As the Legislature convenes, I recommend legislators concentrate on real issues facing this state and use less effort regulating our behaviors regarding smoking and electronic cigarettes. The crusade against them has gone far enough.
A TV commercial now airing shows cigarette smoke from one apartment seeping into an adjoining apartment where a child is playing with toys on the floor — a far-fetched phenomenon. Is the state now seriously suggesting people not be allowed to smoke in their own homes? If Oklahoma is really having to spend so much money treating smoking-related illnesses, why spend its share of the 1998 Master Settlement Agreement with the tobacco companies on media ads rather than on treating those illnesses?
Late last year, state Secretary of Health and Human Services Terry Cline called for an indoor ban on electronic cigarettes; just before Christmas, Gov. Mary Fallin banned by executive order e-cigarette use on all state properties beginning Jan. 1. I took part in a protest of that ban at the state Capitol on New Year’s Day and pointed out to the newspaper and television reporters that the Oklahoma flag has a tobacco pipe on it.
I smoked my pipe in defiance of state law; others “vaped” e-cigarettes. About 100 feet from us was a state trooper in his vehicle who could have told us to leave. He didn’t.
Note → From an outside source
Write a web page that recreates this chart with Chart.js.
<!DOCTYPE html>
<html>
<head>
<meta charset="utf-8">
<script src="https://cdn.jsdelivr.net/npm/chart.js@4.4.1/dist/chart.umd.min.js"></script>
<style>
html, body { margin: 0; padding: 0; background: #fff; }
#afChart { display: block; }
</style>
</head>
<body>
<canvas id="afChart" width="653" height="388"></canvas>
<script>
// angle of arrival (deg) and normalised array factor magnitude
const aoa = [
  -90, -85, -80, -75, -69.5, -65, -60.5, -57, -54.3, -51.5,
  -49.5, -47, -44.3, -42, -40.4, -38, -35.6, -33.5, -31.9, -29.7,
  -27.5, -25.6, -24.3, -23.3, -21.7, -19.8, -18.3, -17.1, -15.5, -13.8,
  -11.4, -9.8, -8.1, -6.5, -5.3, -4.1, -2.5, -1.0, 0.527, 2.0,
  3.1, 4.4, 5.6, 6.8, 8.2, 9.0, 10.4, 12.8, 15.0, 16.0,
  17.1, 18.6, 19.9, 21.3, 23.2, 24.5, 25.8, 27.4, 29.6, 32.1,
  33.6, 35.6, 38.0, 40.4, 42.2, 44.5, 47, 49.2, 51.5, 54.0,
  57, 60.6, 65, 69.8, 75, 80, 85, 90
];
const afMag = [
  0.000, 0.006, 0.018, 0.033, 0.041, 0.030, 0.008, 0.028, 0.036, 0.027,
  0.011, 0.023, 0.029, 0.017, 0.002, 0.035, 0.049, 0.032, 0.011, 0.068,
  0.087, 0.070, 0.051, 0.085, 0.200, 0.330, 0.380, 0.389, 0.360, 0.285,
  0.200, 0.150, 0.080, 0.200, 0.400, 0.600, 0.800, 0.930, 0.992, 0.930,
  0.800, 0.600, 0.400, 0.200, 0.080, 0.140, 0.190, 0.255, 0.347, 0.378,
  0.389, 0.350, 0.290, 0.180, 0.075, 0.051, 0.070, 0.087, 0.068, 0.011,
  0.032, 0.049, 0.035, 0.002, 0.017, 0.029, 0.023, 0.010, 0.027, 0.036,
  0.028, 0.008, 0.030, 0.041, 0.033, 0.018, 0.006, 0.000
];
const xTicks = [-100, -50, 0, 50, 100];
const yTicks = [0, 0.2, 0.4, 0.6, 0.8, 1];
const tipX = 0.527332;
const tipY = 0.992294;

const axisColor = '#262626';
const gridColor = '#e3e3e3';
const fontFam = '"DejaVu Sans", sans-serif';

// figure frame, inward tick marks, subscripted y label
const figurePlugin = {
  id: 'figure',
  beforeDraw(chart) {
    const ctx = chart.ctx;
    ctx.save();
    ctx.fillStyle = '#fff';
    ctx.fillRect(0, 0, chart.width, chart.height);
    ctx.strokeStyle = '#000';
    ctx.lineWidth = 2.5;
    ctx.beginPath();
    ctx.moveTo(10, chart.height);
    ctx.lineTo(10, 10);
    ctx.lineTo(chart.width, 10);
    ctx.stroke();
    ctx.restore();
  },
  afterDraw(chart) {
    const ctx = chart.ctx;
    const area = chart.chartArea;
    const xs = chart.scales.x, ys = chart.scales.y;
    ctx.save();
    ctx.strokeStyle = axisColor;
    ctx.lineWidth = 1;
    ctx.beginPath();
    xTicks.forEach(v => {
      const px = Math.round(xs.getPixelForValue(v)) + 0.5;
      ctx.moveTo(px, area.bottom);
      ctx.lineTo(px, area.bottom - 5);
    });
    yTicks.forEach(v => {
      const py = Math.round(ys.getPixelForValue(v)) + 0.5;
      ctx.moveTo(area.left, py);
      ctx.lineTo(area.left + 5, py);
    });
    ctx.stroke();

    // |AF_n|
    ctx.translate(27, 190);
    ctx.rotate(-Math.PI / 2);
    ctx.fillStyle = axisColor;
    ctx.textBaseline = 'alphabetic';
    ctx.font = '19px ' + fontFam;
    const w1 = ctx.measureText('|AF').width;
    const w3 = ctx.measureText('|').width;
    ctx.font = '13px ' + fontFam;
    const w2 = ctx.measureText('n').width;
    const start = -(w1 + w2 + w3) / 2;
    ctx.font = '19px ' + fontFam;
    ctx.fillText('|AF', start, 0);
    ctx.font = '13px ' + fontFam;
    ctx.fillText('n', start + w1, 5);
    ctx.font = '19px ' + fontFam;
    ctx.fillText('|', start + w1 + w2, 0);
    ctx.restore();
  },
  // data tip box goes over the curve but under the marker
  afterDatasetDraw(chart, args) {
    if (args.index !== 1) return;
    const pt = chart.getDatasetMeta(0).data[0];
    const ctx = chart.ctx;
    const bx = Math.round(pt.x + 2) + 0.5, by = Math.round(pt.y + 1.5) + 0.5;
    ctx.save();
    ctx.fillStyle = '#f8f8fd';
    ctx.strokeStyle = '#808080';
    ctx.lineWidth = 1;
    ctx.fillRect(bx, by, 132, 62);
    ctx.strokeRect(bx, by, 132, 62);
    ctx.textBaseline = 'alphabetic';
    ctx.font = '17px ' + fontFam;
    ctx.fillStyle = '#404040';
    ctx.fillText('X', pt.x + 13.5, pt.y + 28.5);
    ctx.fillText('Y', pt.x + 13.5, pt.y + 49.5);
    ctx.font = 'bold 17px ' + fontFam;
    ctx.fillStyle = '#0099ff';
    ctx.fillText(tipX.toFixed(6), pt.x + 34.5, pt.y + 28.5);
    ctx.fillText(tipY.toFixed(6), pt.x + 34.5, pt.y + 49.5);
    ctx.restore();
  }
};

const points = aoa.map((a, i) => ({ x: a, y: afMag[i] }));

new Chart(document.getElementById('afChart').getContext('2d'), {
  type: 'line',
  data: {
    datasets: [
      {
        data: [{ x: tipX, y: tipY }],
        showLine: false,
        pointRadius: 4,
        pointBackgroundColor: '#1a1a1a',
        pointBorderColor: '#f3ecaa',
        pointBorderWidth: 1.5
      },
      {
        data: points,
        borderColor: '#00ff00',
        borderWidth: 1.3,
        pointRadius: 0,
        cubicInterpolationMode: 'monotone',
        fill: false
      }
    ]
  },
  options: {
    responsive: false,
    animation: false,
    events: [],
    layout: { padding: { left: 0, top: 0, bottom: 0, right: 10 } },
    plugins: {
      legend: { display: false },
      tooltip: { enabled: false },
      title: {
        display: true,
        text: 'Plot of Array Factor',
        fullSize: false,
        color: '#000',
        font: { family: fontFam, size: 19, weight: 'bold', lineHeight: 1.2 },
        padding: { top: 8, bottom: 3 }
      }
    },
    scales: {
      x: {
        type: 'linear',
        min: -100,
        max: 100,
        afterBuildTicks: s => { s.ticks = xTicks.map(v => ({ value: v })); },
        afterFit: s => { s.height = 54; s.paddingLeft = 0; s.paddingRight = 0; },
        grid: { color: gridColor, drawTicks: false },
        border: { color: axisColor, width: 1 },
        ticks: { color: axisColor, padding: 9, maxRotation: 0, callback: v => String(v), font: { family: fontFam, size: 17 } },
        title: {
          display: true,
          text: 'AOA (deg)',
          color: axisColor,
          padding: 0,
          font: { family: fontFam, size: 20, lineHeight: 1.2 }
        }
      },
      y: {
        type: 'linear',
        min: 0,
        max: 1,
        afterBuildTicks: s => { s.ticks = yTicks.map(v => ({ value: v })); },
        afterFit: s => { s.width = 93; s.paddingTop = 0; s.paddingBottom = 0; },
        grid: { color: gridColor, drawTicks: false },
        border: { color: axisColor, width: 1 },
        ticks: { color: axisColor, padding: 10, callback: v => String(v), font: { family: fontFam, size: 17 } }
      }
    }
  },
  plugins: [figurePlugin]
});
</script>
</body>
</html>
Republicans and Democrats at the Capitol have on several occasions attempted to ban smoking in the few remaining businesses that are legally allowed to have indoor smoking, such as stand-alone bars and separately and expensively ventilated rooms in restaurants. Why do some legislators who claim to be for free enterprise want to impose government controls over business owners? If business owners want to cater to people who smoke, that’s their business. Any further ban on smoking in Oklahoma would exclude tribal casinos, where smoking is permitted because the tribes are sovereign and therefore aren’t subject to state law.